--- INFORMATION SHOWN ---
[Start]

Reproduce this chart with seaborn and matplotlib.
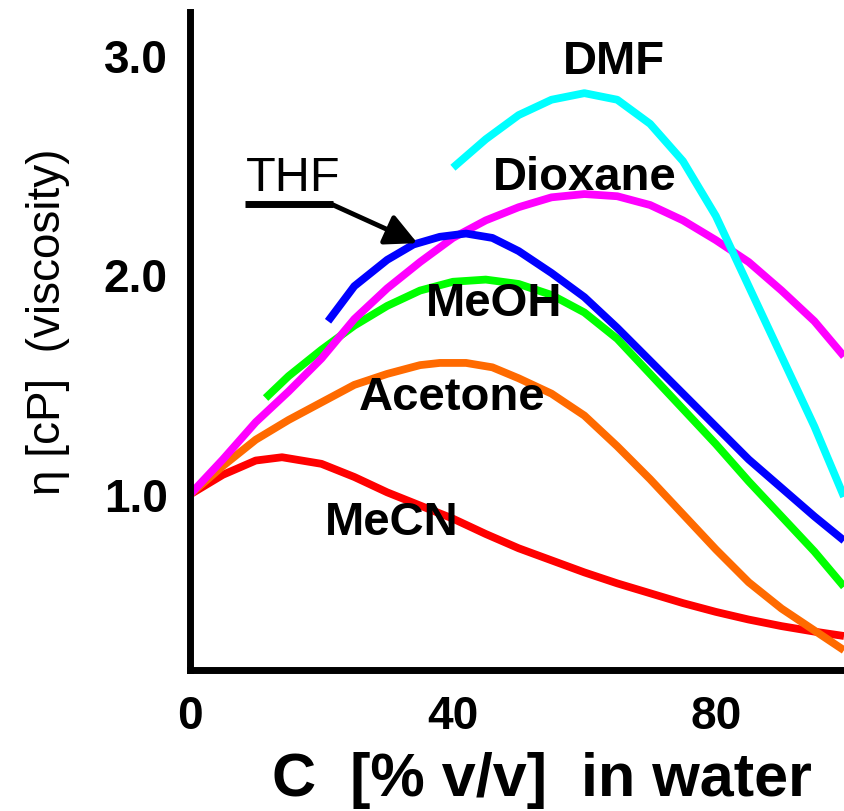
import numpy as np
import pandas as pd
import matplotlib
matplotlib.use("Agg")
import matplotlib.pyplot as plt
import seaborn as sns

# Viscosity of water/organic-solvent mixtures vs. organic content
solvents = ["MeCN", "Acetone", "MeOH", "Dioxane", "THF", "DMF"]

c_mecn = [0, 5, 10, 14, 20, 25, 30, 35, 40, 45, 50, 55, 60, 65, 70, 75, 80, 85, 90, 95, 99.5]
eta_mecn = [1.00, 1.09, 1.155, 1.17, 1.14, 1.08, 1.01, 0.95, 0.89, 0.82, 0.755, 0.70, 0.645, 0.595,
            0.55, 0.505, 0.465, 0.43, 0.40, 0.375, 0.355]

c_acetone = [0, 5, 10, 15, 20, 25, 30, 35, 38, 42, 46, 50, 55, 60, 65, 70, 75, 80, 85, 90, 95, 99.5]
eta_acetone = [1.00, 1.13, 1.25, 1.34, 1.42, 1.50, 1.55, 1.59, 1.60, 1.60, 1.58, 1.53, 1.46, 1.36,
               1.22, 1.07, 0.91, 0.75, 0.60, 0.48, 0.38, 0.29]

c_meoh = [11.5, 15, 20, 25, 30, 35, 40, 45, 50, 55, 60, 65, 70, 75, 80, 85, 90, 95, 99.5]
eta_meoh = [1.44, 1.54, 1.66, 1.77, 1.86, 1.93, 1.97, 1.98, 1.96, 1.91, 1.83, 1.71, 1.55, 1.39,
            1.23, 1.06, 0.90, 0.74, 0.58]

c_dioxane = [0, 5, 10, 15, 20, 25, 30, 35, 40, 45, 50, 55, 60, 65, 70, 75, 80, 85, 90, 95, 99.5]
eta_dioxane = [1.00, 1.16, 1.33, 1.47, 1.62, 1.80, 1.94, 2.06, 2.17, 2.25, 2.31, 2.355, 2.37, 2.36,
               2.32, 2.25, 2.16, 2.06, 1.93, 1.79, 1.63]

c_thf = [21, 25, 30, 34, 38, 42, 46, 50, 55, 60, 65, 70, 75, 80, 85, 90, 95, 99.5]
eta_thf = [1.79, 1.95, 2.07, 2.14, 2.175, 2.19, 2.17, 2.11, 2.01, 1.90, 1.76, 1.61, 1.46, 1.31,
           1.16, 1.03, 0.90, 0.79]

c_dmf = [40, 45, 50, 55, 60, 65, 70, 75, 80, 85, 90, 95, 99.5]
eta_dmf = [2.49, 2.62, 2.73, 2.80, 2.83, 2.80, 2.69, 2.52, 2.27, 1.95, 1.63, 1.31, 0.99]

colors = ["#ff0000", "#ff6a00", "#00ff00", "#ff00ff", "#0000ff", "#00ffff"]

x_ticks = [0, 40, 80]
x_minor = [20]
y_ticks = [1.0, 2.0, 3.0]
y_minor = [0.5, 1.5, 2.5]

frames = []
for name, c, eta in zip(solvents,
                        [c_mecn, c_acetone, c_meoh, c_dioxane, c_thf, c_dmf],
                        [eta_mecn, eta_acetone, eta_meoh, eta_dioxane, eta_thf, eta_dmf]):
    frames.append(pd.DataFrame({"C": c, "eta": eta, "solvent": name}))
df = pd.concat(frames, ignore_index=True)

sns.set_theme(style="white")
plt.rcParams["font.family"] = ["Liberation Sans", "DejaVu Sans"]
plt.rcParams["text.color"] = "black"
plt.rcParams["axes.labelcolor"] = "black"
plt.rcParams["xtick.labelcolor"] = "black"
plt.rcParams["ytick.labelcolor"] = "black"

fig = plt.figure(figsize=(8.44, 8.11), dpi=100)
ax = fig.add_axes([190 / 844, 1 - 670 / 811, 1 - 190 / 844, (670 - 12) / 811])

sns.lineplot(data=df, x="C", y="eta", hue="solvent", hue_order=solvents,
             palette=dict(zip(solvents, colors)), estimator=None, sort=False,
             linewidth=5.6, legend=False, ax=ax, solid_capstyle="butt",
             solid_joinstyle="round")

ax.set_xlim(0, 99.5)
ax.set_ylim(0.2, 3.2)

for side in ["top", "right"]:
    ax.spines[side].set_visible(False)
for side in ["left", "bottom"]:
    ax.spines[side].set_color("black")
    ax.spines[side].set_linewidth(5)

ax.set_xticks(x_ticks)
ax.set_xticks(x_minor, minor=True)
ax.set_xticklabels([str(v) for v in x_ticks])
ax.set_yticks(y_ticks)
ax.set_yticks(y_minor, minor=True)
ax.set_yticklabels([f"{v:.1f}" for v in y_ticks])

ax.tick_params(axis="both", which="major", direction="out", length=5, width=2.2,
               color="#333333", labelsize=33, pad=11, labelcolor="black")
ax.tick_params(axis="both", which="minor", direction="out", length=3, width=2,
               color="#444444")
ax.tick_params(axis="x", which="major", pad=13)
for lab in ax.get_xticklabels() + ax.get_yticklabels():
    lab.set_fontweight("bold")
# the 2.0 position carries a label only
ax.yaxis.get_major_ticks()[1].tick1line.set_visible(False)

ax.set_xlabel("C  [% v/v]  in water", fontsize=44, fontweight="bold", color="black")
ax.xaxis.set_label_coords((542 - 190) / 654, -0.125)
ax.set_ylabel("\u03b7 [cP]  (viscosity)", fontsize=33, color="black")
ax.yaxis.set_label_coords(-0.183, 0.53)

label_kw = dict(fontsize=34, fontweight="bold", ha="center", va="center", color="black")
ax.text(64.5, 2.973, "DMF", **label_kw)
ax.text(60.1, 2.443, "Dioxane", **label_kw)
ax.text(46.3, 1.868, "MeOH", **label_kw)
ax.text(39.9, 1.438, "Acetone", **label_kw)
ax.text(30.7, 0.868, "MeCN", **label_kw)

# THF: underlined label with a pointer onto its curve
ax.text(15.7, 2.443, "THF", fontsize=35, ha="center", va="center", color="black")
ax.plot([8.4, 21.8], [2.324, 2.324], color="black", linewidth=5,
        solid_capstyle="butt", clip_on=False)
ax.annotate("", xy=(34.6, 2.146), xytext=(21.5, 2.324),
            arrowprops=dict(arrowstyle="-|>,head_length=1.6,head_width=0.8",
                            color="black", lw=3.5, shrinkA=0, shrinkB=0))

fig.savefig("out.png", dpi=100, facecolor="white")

[End]

--- THE REQUEST ---
From the first line above down to the line with "import seaborn as sns", reproduce every line and no others, omitting pictures.

--- FINISHED EXERCISE ---
Reproduce this chart with seaborn and matplotlib.
import numpy as np
import pandas as pd
import matplotlib
matplotlib.use("Agg")
import matplotlib.pyplot as plt
import seaborn as sns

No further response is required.